• _DIRECTIONS FOR THIS TASK_:
Print only the lines from the top of the data through the line with "var chart = echarts.init(document.getElementById('chart'));", both included, skipping every picture.

(Code that draws figures)
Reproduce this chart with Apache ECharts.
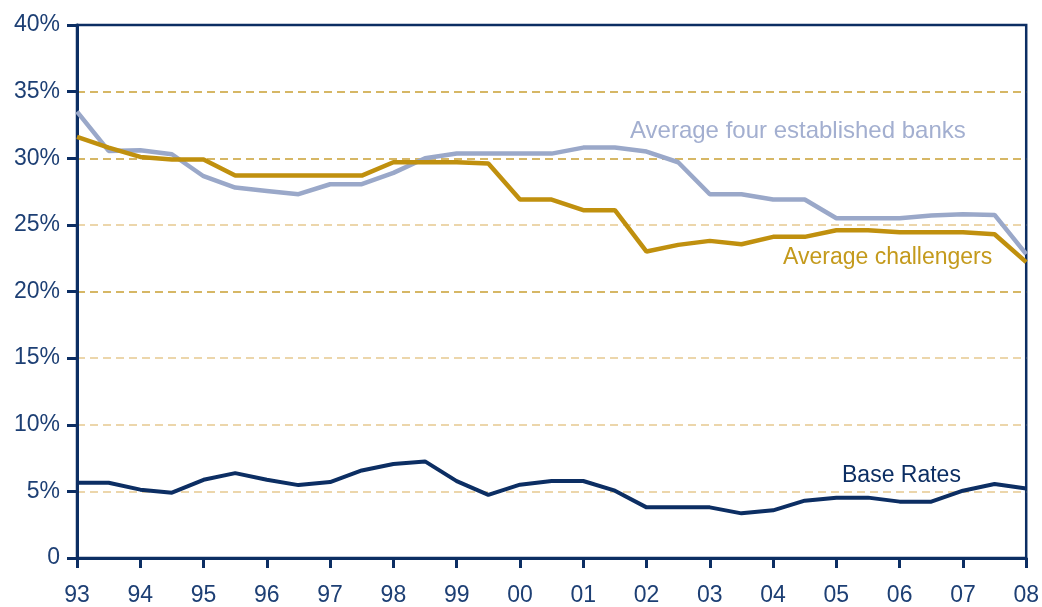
<!DOCTYPE html>
<html>
<head>
<meta charset="utf-8">
<script src="https://cdn.jsdelivr.net/npm/echarts@6/dist/echarts.min.js"></script>
<style>
  html, body { margin: 0; padding: 0; background: #fff; }
  #chart { width: 1042px; height: 607px; }
</style>
</head>
<body>
<div id="chart"></div>
<script>
// half-year points, 1993 .. 2008
var periods = ['93', '93H2', '94', '94H2', '95', '95H2', '96', '96H2', '97', '97H2',
  '98', '98H2', '99', '99H2', '00', '00H2', '01', '01H2', '02', '02H2',
  '03', '03H2', '04', '04H2', '05', '05H2', '06', '06H2', '07', '07H2', '08'];

var establishedBanks = [33.5, 30.55, 30.6, 30.3, 28.65, 27.8, 27.55, 27.3, 28.05, 28.05,
  28.9, 30.0, 30.35, 30.35, 30.35, 30.35, 30.8, 30.8, 30.5, 29.7,
  27.3, 27.3, 26.9, 26.9, 25.5, 25.5, 25.5, 25.7, 25.8, 25.75, 22.8];

var challengers = [31.6, 30.8, 30.1, 29.9, 29.9, 28.7, 28.7, 28.7, 28.7, 28.7,
  29.7, 29.7, 29.7, 29.6, 26.9, 26.9, 26.1, 26.1, 23.0, 23.5,
  23.8, 23.55, 24.1, 24.1, 24.6, 24.6, 24.45, 24.45, 24.45, 24.3, 22.2];

var baseRates = [5.65, 5.65, 5.13, 4.9, 5.87, 6.37, 5.87, 5.47, 5.7, 6.57,
  7.06, 7.25, 5.77, 4.74, 5.5, 5.78, 5.78, 5.05, 3.8, 3.8,
  3.8, 3.35, 3.58, 4.3, 4.53, 4.53, 4.23, 4.23, 5.05, 5.55, 5.22];

var navy = '#0c2e63';
var labelFont = 'Liberation Sans';

var chart = echarts.init(document.getElementById('chart'));

var option = {
  animation: false,
  grid: {
    left: 77,
    right: 13,
    top: 25,
    bottom: 48,
    show: true,
    borderColor: navy,
    borderWidth: 2.5
  },
  xAxis: {
    type: 'category',
    boundaryGap: false,
    data: periods,
    axisLine: { lineStyle: { color: navy, width: 3 } },
    axisTick: { interval: 1, length: 10, lineStyle: { color: navy, width: 3 } },
    axisLabel: {
      interval: 1,
      margin: 26,
      color: '#1d3f74',
      fontFamily: labelFont,
      fontSize: 23,
      formatter: function (v) { return v.slice(0, 2); }
    },
    splitLine: { show: false }
  },
  yAxis: {
    type: 'value',
    min: 0,
    max: 40,
    interval: 5,
    axisLine: { show: true, lineStyle: { color: navy, width: 3 } },
    axisTick: { show: true, length: 10, lineStyle: { color: navy, width: 3 } },
    axisLabel: {
      margin: 17,
      color: '#1d3f74',
      fontFamily: labelFont,
      fontSize: 23,
      formatter: function (v) { return v === 0 ? '0' : v + '%'; }
    },
    splitLine: {
      show: true,
      showMinLine: false,
      showMaxLine: false,
      lineStyle: {
        color: ['#e6c990', '#e6c990', '#e6c990', '#c9a033', '#e6c990', '#c9a033', '#c9a033'],
        width: 1.5,
        type: [8, 5]
      }
    }
  },
  series: [
    {
      name: 'Average four established banks',
      type: 'line',
      data: establishedBanks,
      symbol: 'none',
      lineStyle: { color: '#9aa8c9', width: 4.5 },
      z: 3
    },
    {
      name: 'Average challengers',
      type: 'line',
      data: challengers,
      symbol: 'none',
      lineStyle: { color: '#c0900e', width: 4.5 },
      z: 4
    },
    {
      name: 'Base Rates',
      type: 'line',
      data: baseRates,
      symbol: 'none',
      lineStyle: { color: navy, width: 4 },
      z: 5
    }
  ],
  graphic: [
    {
      type: 'text', left: 630, top: 119,
      style: { text: 'Average four established banks', fill: '#a3afd0', font: '24px "Liberation Sans"' }
    },
    {
      type: 'text', left: 783, top: 246,
      style: { text: 'Average challengers', fill: '#c49a1c', font: '23px "Liberation Sans"' }
    },
    {
      type: 'text', left: 842, top: 464,
      style: { text: 'Base Rates', fill: navy, font: '23px "Liberation Sans"' }
    }
  ]
};

chart.setOption(option);
</script>
</body>
</html>
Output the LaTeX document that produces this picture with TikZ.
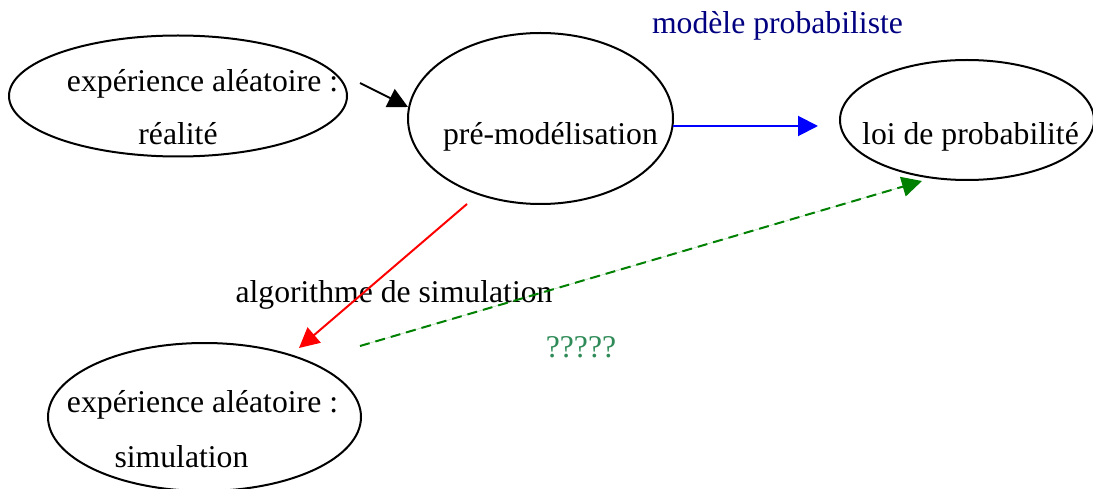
\documentclass[tikz,border=0pt]{standalone}
\usepackage{fontspec}
\setmainfont{Liberation Serif}
\usetikzlibrary{arrows.meta,shapes.geometric}
\definecolor{navyblue}{HTML}{000080}
\definecolor{seagreenq}{HTML}{2E8B57}
\definecolor{darkgreenline}{HTML}{008000}
\tikzset{
  bubble/.style={draw=black, line width=2pt, ellipse, inner sep=0pt},
  lbl/.style={anchor=base, inner sep=0pt, font=\fontsize{31.7}{38}\selectfont},
  tip/.style={-{Triangle[length=20pt,width=20pt]}},
  conn/.style={line width=2pt, tip},
}
\begin{document}
\begin{tikzpicture}[x=1pt,y=-1pt]
\useasboundingbox (0,0) rectangle (1093,489);
% ellipses
\node[bubble, minimum width=338pt, minimum height=121pt] (e1) at (178,96) {};
\node[bubble, minimum width=265pt, minimum height=171pt] (e2) at (540.5,118.5) {};
\node[bubble, minimum width=254pt, minimum height=120pt] (e3) at (967,120) {};
\node[bubble, minimum width=313pt, minimum height=148pt] (e4) at (204.5,417) {};
% texts
\node[lbl] (t1a) at (202.5,92) {expérience aléatoire :};
\node[lbl] (t1b) at (178,145) {réalité};
\node[lbl] (t2) at (550.5,145) {pré-modélisation};
\node[lbl] (t3) at (970.5,145) {loi de probabilité};
\node[lbl] (t4a) at (202.5,412) {expérience aléatoire :};
\node[lbl] (t4b) at (181.5,467) {simulation};
\node[lbl, text=navyblue] (l1) at (777.5,34) {modèle probabiliste};
\node[lbl] (l2) at (394,302) {algorithme de simulation};
\node[lbl, text=seagreenq] (l3) at (581,357) {?????};
% connector ends
\coordinate (a1s) at (360,83);
\coordinate (a1e) at (408,107);
\coordinate (a2s) at (673,126);
\coordinate (a2e) at (818,126);
\coordinate (a3s) at (467,204);
\coordinate (a3e) at (299,348);
\coordinate (a4s) at (360,346);
\coordinate (a4e) at (922,181);
% connectors
\draw[conn, draw=black, fill=black] (a1s) -- (a1e);
\draw[conn, draw=blue, fill=blue] (a2s) -- (a2e);
\draw[conn, draw=red, fill=red] (a3s) -- (a3e);
\draw[conn, draw=darkgreenline, fill=darkgreenline, dash pattern=on 10pt off 6pt] (a4s) -- (a4e);
\end{tikzpicture}
\end{document}
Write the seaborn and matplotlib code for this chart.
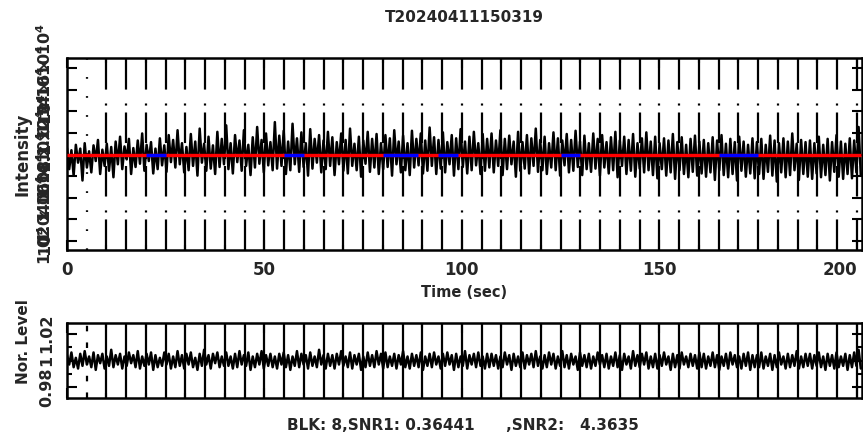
import numpy as np
import pandas as pd
import matplotlib
matplotlib.use("Agg")
import matplotlib.pyplot as plt
import seaborn as sns
from matplotlib.ticker import MultipleLocator

# ---------------- data ----------------
title = "T20240411150319"
time_start = 0.0
time_stop = 201.0
time_axis_end = 201.3

intensity_level = 10800
intensity_dev = [
    60, -135, 40, -195, 90, -75, 55, -240, 105, -120, 30, -165, 85, -60, 135, -180, 45, -105, 100, -150, 70, -210, 120, -90,
    165, -135, 75, -45, 145, -180, 60, -115, 130, -85, 195, -150, 90, -60, 115, -175, 55, -135, 150, -100, 85, -160, 180, -70,
    135, -120, 225, -90, 105, -165, 70, -145, 190, -105, 120, -195, 240, -75, 100, -150, 165, -130, 85, -180, 210, -115, 145, -90,
    270, -135, 105, -175, 180, -70, 130, -150, 225, -105, 90, -190, 160, -120, 255, -85, 135, -165, 195, -100, 115, -145, 300, -130,
    175, -105, 220, -180, 120, -145, 285, -90, 150, -160, 205, -115, 105, -195, 235, -130, 145, -75, 180, -165, 130, -135, 210, -105,
    160, -190, 115, -90, 195, -150, 135, -175, 240, -105, 100, -145, 165, -205, 130, -85, 210, -160, 145, -120, 190, -180, 105, -135,
    180, -115, 150, -195, 225, -90, 120, -165, 175, -145, 105, -190, 220, -120, 145, -100, 195, -175, 130, -150, 250, -105, 160, -180,
    135, -130, 205, -165, 115, -90, 180, -195, 150, -135, 235, -115, 120, -175, 165, -145, 210, -100, 105, -180, 190, -150, 145, -120,
    195, -165, 130, -105, 225, -190, 145, -135, 175, -90, 120, -205, 210, -150, 115, -130, 180, -175, 150, -105, 240, -160, 135, -145,
    165, -180, 105, -120, 205, -145, 150, -195, 130, -100, 190, -165, 135, -150, 220, -115, 120, -190, 175, -135, 105, -160, 195, -130,
    145, -195, 180, -120, 115, -175, 160, -145, 210, -210, 130, -105, 165, -180, 135, -150, 190, -205, 105, -130, 150, -165, 205, -145,
    120, -190, 165, -220, 105, -135, 150, -195, 130, -165, 190, -225, 115, -145, 160, -180, 90, -210, 145, -160, 175, -195, 120, -175,
    135, -205, 105, -165, 160, -235, 130, -145, 180, -190, 100, -210, 145, -180, 115, -240, 165, -150, 120, -205, 90, -175, 150, -220,
    115, -180, 145, -225, 90, -160, 175, -195, 130, -250, 105, -165, 150, -210, 120, -190, 195, -145, 100, -235, 135, -180, 115, -205,
    130, -225, 105, -175, 165, -210, 90, -190, 145, -240, 115, -160, 180, -205, 120, -225, 100, -180, 150, -220, 130, -165, 255, -195,
]

norm_dev_milli = [
    4, -3, 6, -5, 2, -6, 5, -4, 7, -3, 3, -5, 6, -7, 4, -2, 5, -6, 3, -4, 8, -5, 4, -3,
    5, -6, 3, -4, 6, -2, 4, -5, 7, -6, 3, -4, 5, -3, 6, -7, 4, -5, 2, -4, 6, -3, 5, -6,
    3, -5, 7, -4, 4, -6, 5, -3, 6, -5, 2, -7, 5, -4, 8, -3, 4, -6, 5, -2, 6, -5, 3, -4,
    6, -4, 3, -6, 5, -5, 7, -3, 4, -4, 6, -7, 3, -5, 5, -3, 7, -6, 4, -4, 5, -5, 3, -6,
    5, -3, 6, -5, 4, -7, 3, -4, 7, -5, 5, -3, 4, -6, 6, -4, 3, -5, 8, -3, 4, -6, 5, -4,
    4, -6, 5, -3, 7, -4, 3, -5, 6, -6, 4, -3, 5, -7, 3, -5, 6, -4, 4, -5, 7, -3, 5, -6,
    6, -5, 3, -4, 5, -6, 4, -3, 7, -5, 3, -6, 5, -4, 4, -5, 6, -7, 3, -4, 5, -5, 6, -3,
    3, -6, 5, -4, 6, -3, 4, -7, 5, -5, 3, -4, 7, -6, 4, -3, 5, -5, 6, -4, 3, -6, 5, -5,
    5, -4, 4, -6, 3, -5, 6, -3, 4, -7, 5, -4, 3, -5, 6, -6, 4, -3, 5, -5, 7, -4, 3, -6,
    4, -5, 6, -3, 5, -6, 3, -4, 7, -5, 4, -6, 5, -3, 3, -7, 6, -4, 4, -5, 5, -6, 3, -4,
    6, -3, 4, -5, 5, -6, 3, -4, 6, -5, 4, -7, 5, -3, 3, -6, 7, -4, 4, -5, 5, -3, 6, -6,
    3, -5, 5, -6, 4, -4, 6, -3, 3, -7, 5, -5, 4, -6, 6, -3, 3, -5, 5, -4, 4, -6, 6, -5,
    5, -6, 3, -4, 6, -5, 4, -7, 3, -4, 5, -6, 6, -3, 4, -5, 3, -6, 5, -4, 6, -7, 4, -5,
    4, -5, 6, -6, 3, -4, 5, -7, 4, -5, 6, -3, 3, -6, 5, -5, 4, -4, 7, -6, 3, -5, 5, -4,
    5, -6, 4, -4, 6, -5, 3, -7, 5, -4, 4, -6, 6, -5, 3, -4, 5, -7, 4, -5, 6, -4, 8, -6,
]

marker_times = list(range(5, 201, 5))
blk_starts = [20, 55, 80, 94, 125, 165]
blk_ends = [25, 60, 89, 99, 130, 175]

int_ylim = (9917, 11693)
int_ticks = [10000, 10200, 10400, 10600, 10800, 11000, 11200, 11400, 11600]
int_tick_labels = [r"$\mathbf{10^{4}}$", r"$\mathbf{1.02\times10^{4}}$", r"$\mathbf{1.04\times10^{4}}$",
                   r"$\mathbf{1.06\times10^{4}}$", r"$\mathbf{1.08\times10^{4}}$", r"$\mathbf{1.1\times10^{4}}$",
                   r"$\mathbf{1.12\times10^{4}}$", r"$\mathbf{1.14\times10^{4}}$", r"$\mathbf{1.16\times10^{4}}$"]
norm_ylim = (0.972, 1.028)
norm_ticks = [0.98, 1.0, 1.02]
norm_tick_labels = ["0.98", "1", "1.02"]
x_ticks = [0, 50, 100, 150, 200]
x_tick_labels = ["0", "50", "100", "150", "200"]
footer = "BLK: 8,SNR1: 0.36441      ,SNR2:   4.3635"

# ---------------- build ----------------
n = len(intensity_dev)
t = np.linspace(time_start, time_stop, n)
df = pd.DataFrame({
    "Time": t,
    "Intensity": intensity_level + np.array(intensity_dev, dtype=float),
    "Norm": 1.0 + np.array(norm_dev_milli, dtype=float) / 1000.0,
})

sns.set_style("ticks")
plt.rcParams["font.family"] = ["DejaVu Sans"]
plt.rcParams["font.weight"] = "bold"
plt.rcParams["lines.scale_dashes"] = False
plt.rcParams["mathtext.default"] = "bf"

W, H = 863, 443
fig = plt.figure(figsize=(W / 100, H / 100), dpi=100)
ax1 = fig.add_axes([67 / W, 1 - 250 / H, 795 / W, 192 / H])
ax2 = fig.add_axes([67 / W, 1 - 398 / H, 795 / W, 75 / H])

# top panel
sns.lineplot(data=df, x="Time", y="Intensity", ax=ax1, color="black", lw=1.8,
             estimator=None, sort=False, zorder=2)
for i, mt in enumerate(marker_times):
    ls = (0, (1.2, 12.5)) if i == 0 else (0, (22, 5, 1.5, 10))
    ax1.axvline(mt, color="black", lw=1.6, ls=ls, zorder=3)
ax1.hlines(intensity_level, time_start, time_stop, color="#ff0000", lw=2.4, zorder=4)
ax1.hlines([intensity_level] * len(blk_starts), blk_starts, blk_ends, color="#0000ff", lw=2.4, zorder=5)

ax1.set_xlim(0, time_axis_end)
ax1.set_ylim(*int_ylim)
ax1.set_xticks(x_ticks)
ax1.set_xticklabels(x_tick_labels, fontsize=12, fontweight="bold")
lbls = ax1.get_xticklabels()
lbls[-1].set_horizontalalignment("right")
ax1.xaxis.set_minor_locator(MultipleLocator(10))
ax1.set_yticks(int_ticks)
ax1.set_yticklabels(int_tick_labels, rotation=90, va="center", fontsize=11.5)
ax1.set_xlabel("Time (sec)", fontsize=10.5, fontweight="bold", labelpad=4)
ax1.set_ylabel("Intensity", fontsize=12, fontweight="bold")
ax1.yaxis.set_label_coords(-0.045, 0.5)
ax1.set_title(title, fontsize=11, fontweight="bold", pad=26)

# bottom panel
sns.lineplot(data=df, x="Time", y="Norm", ax=ax2, color="black", lw=1.8,
             estimator=None, sort=False, zorder=2)
for i, mt in enumerate(marker_times):
    ls = (0, (4, 8)) if i == 0 else "-"
    ax2.axvline(mt, color="black", lw=1.6, ls=ls, zorder=3)
ax2.set_xlim(0, time_axis_end)
ax2.set_ylim(*norm_ylim)
ax2.set_xticks(x_ticks)
ax2.set_xticklabels([])
ax2.xaxis.set_minor_locator(MultipleLocator(10))
ax2.set_yticks(norm_ticks)
ax2.set_yticklabels(norm_tick_labels, rotation=90, va="center", fontsize=11.5, fontweight="bold")
ax2.yaxis.set_minor_locator(MultipleLocator(0.01))
ax2.set_xlabel("")
ax2.set_ylabel("Nor. Level", fontsize=11, fontweight="bold")
ax2.yaxis.set_label_coords(-0.045, 0.75)

for ax in (ax1, ax2):
    for sp in ax.spines.values():
        sp.set_linewidth(1.8)
        sp.set_color("black")
    ax.tick_params(which="both", direction="in", top=True, right=True, color="black", width=1.5)
    ax.tick_params(which="major", length=7)
    ax.tick_params(which="minor", length=3.5)
    ax.tick_params(axis="x", which="major", pad=8)
    ax.tick_params(axis="y", which="major", pad=9)

fig.text(463 / W, 1 - 425 / H, footer, ha="center", va="center", fontsize=11, fontweight="bold")

fig.savefig("out.png", dpi=100, facecolor="white")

• _OUTPUT OF THE EXERCISE_:
Reproduce this chart with Apache ECharts.
<!DOCTYPE html>
<html>
<head>
<meta charset="utf-8">
<script src="https://cdn.jsdelivr.net/npm/echarts@6/dist/echarts.min.js"></script>
<style>
  html, body { margin: 0; padding: 0; background: #fff; }
  #chart { width: 1042px; height: 607px; }
</style>
</head>
<body>
<div id="chart"></div>
<script>
// half-year points, 1993 .. 2008
var periods = ['93', '93H2', '94', '94H2', '95', '95H2', '96', '96H2', '97', '97H2',
  '98', '98H2', '99', '99H2', '00', '00H2', '01', '01H2', '02', '02H2',
  '03', '03H2', '04', '04H2', '05', '05H2', '06', '06H2', '07', '07H2', '08'];

var establishedBanks = [33.5, 30.55, 30.6, 30.3, 28.65, 27.8, 27.55, 27.3, 28.05, 28.05,
  28.9, 30.0, 30.35, 30.35, 30.35, 30.35, 30.8, 30.8, 30.5, 29.7,
  27.3, 27.3, 26.9, 26.9, 25.5, 25.5, 25.5, 25.7, 25.8, 25.75, 22.8];

var challengers = [31.6, 30.8, 30.1, 29.9, 29.9, 28.7, 28.7, 28.7, 28.7, 28.7,
  29.7, 29.7, 29.7, 29.6, 26.9, 26.9, 26.1, 26.1, 23.0, 23.5,
  23.8, 23.55, 24.1, 24.1, 24.6, 24.6, 24.45, 24.45, 24.45, 24.3, 22.2];

var baseRates = [5.65, 5.65, 5.13, 4.9, 5.87, 6.37, 5.87, 5.47, 5.7, 6.57,
  7.06, 7.25, 5.77, 4.74, 5.5, 5.78, 5.78, 5.05, 3.8, 3.8,
  3.8, 3.35, 3.58, 4.3, 4.53, 4.53, 4.23, 4.23, 5.05, 5.55, 5.22];

var navy = '#0c2e63';
var labelFont = 'Liberation Sans';

var chart = echarts.init(document.getElementById('chart'));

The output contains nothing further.